We are constantly bombarded with healthy eating advice. One minute some foods are good for us, the next they're not. With such changing information, it’s often difficult to know what’s true and what’s fake news.
So if you’ve been left scratching your head over the healthiness of your eating habits, then keep reading because we've got you covered.
Our Good Housekeeping nutritionist, Anita Bean, sets the record straight and answers your most pressing questions about what foods we should really be eating and how much of them.
Is five-a-day enough or should I have more?
The World Health Organisation recommends eating a minimum of 400g of fruit and vegetables a day to lower therisk of heart disease, certain cancers and stroke. But a growing body of research suggests that eating more may help you live longer.
"The guidelines were not based on the level that science suggested was optimal for health, but the minimum amount needed to enjoy a significant health benefit," explains James Wong, botanist and author of 10-A-Day The Easy Way.
A study by Imperial College London, involving 2m participants, concluded that people who ate more than the five-a-day recommendationcontinued to benefit from every extra portion. Those eating 10-a-day enjoyed the best state of health, with a 33% decreased risk of stroke, 28% lower risk of heart disease and 14% lower risk of cancer.
How many eggs can I have per week?
There is no recommended daily allowance or limit, and eggs can be enjoyed as part of a healthy, balanced diet.
"It’s a myth that eggs are bad for your heart, but it can be a source of confusion because advice has changed over the years about how many we should eat," explains Victoria Taylor, senior dietitian at the British Heart Foundation.
"Cholesterol in eggs is less likely to affect your blood cholesterol level than the amount of saturated fat you eat from foods like butter, fatty meat, cakes, biscuits and chocolate."
Current research shows that moderate egg consumption does not increase the risk of heart and circulatory diseases in most people. However, if you have familial hypercholesterolaemia (one in 500 in the UK are affected), the British Heart Foundation advises no more than three or four eggs a week.
How much red meat should I eat?
According to the World Cancer Research Fund, there is strong evidence that red and processed meats are causes of colorectal cancer.
The organisation recommends we limit our intake of red meat to roughly three portions per week (350-500g cooked weight), with little, if any, processed meat (ham, bacon, beef jerky, corned beef, salami, pepperoni and hot dogs).
The NHS recommends that those who consume more than 90g (cooked weight) of red and processed meat a day should reduce this to 70g, equivalent to two rashers of thick bacon or one-and-a-half sausages.
Is red wine good for my heart?
There is some evidence that a moderate intake of alcohol brings a small reduction in heart disease risk.

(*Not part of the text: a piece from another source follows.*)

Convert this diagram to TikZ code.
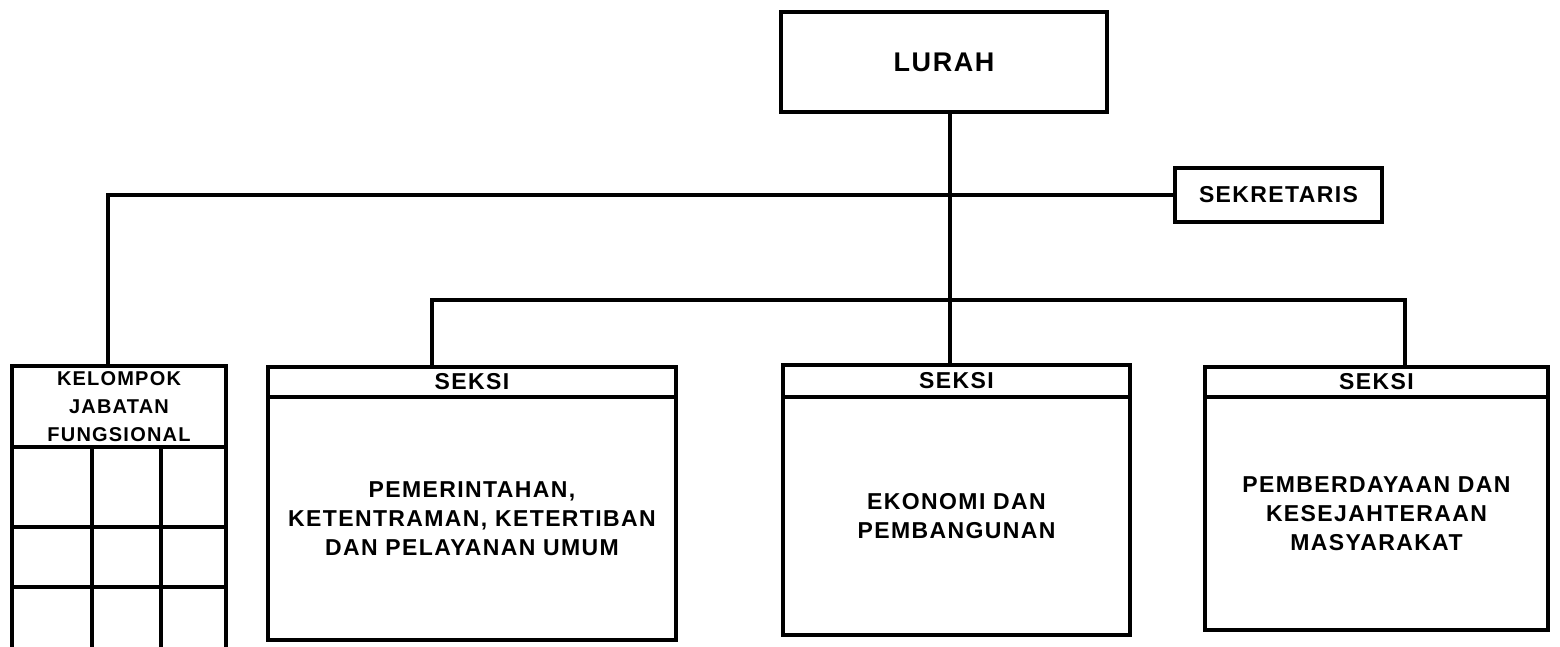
\documentclass[tikz,border=0pt]{standalone}
\usepackage{fontspec}
\setmainfont{Liberation Sans}[LetterSpace=6]
\begin{document}
\begin{tikzpicture}[x=1pt,y=-1pt,
  box/.style={draw, line width=3.5pt, inner sep=0pt, outer sep=0pt, anchor=north west},
  conn/.style={line width=3.2pt},
  bigtxt/.style={font=\bfseries\fontsize{27}{32}\selectfont},
  midtxt/.style={font=\bfseries\fontsize{23}{29}\selectfont, align=center},
  smltxt/.style={font=\bfseries\fontsize{20}{28}\selectfont, align=center}]
\useasboundingbox (0,0) rectangle (1560,646);
% LURAH
\node[box, minimum width=326, minimum height=100, bigtxt] (lurah) at (781,12) {LURAH};
% SEKRETARIS
\node[box, minimum width=207, minimum height=54, midtxt] (sek) at (1175,168) {SEKRETARIS};
% KELOMPOK JABATAN FUNGSIONAL
\node[box, minimum width=214, minimum height=81, smltxt] (kelh) at (12,366) {KELOMPOK\\JABATAN\\FUNGSIONAL};
\draw[line width=3.5pt] (kelh.south west) -- (12,650)
  (kelh.south east) -- (226,650)
  (kelh.south west -| 92,0) -- (92,650)
  (kelh.south west -| 161,0) -- (161,650)
  (12,527) -- (226,527)
  (12,587) -- (226,587);
% SEKSI 1
\node[box, minimum width=408, minimum height=30, midtxt] (s1h) at (268,367) {SEKSI};
\node[box, minimum width=408, minimum height=243, midtxt] (s1) at (s1h.south west) {PEMERINTAHAN,\\KETENTRAMAN, KETERTIBAN\\DAN PELAYANAN UMUM};
% SEKSI 2
\node[box, minimum width=347, minimum height=32, midtxt] (s2h) at (783,365) {SEKSI};
\node[box, minimum width=347, minimum height=238, midtxt] (s2) at (s2h.south west) {EKONOMI DAN\\PEMBANGUNAN};
% SEKSI 3
\node[box, minimum width=343, minimum height=30, midtxt] (s3h) at (1205,367) {SEKSI};
\node[box, minimum width=343, minimum height=233, midtxt] (s3) at (s3h.south west) {PEMBERDAYAAN DAN\\KESEJAHTERAAN\\MASYARAKAT};
% connectors
\coordinate (kx) at (108,0);
\coordinate (c1) at (432,0);
\coordinate (c3) at (1405,0);
\coordinate (bus) at (950,300);
\draw[conn] (lurah.south -| bus) -- (bus |- s2h.north);
\draw[conn] (sek.west) -- (sek.west -| kx) -- (kx |- kelh.north);
\draw[conn] (c1 |- s1h.north) |- (bus) -| (c3 |- s3h.north);
\end{tikzpicture}
\end{document}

But British Heart Foundation-funded research published in 2018, which looked at the effect of alcohol consumption on heart and circulatory diseases, concluded the risks outweigh the benefits, and drinking more than the recommended limits will have a negative effect on your health.
"Red wine is sometimes seen as a healthy choice, as we associate it with the Mediterranean diet, but it isn’t an essential part and should be consumed in moderation," explains Victoria Taylor.
Red wine contains polyphenols, which may benefit our gut health, however, other foods (including grapes, blueberries and strawberries) provide polyphenols without the negative effects of alcohol.
To keep health risks from alcohol to a low level, the chief medical officers’ guidelines advise drinking no more than 14 units a week on a regular basis. This is equivalent to seven glasses (175ml) of wine (11.5% strength), 14 shots of spirits (40%) or six pints of beer (4%). But Public Health England says if you are aged between 45 and 65, it’s best to have regular alcohol-free days (preferably two consecutively) to give your liver a rest and reduce health risks.
Aren't nuts fattening?
Although nuts are high in fat, it’s mainly the healthier unsaturated kind, which can help reduce cholesterol.
Data from the Nurses’ Health Study in the US showed those who ate nuts regularly were 30% less likely to have heart attacks. Another study found almonds curb hunger and prevent overeating.
Heart UK recommends eating 30g nuts a day to lower cholesterol levels. But avoid salted and honey roasted varieties, as they have extra salt and sugar.
We are told to eat more plant-based foods, but is raw better?
If you want to reach the ultimate goal for your gut health, you need to be eating 30 different types of plant-based foods every week. But eating raw plants isn’t necessarily better for us.
“Cooking certain plants, such as grains and pulses, makes them easier to digest and can also increase the nutrient content,” says Maeve Hanan, registered dietitian and author of Your No-Nonsense Guide To Eating Well. “For example, cooked tomatoes contain higher levels of the antioxidant lycopene compared with raw tomatoes.”
However, cooking can destroy some other nutrients, such as vitamin C, so the best strategy is to include a variety of both raw and cooked foods in your diet.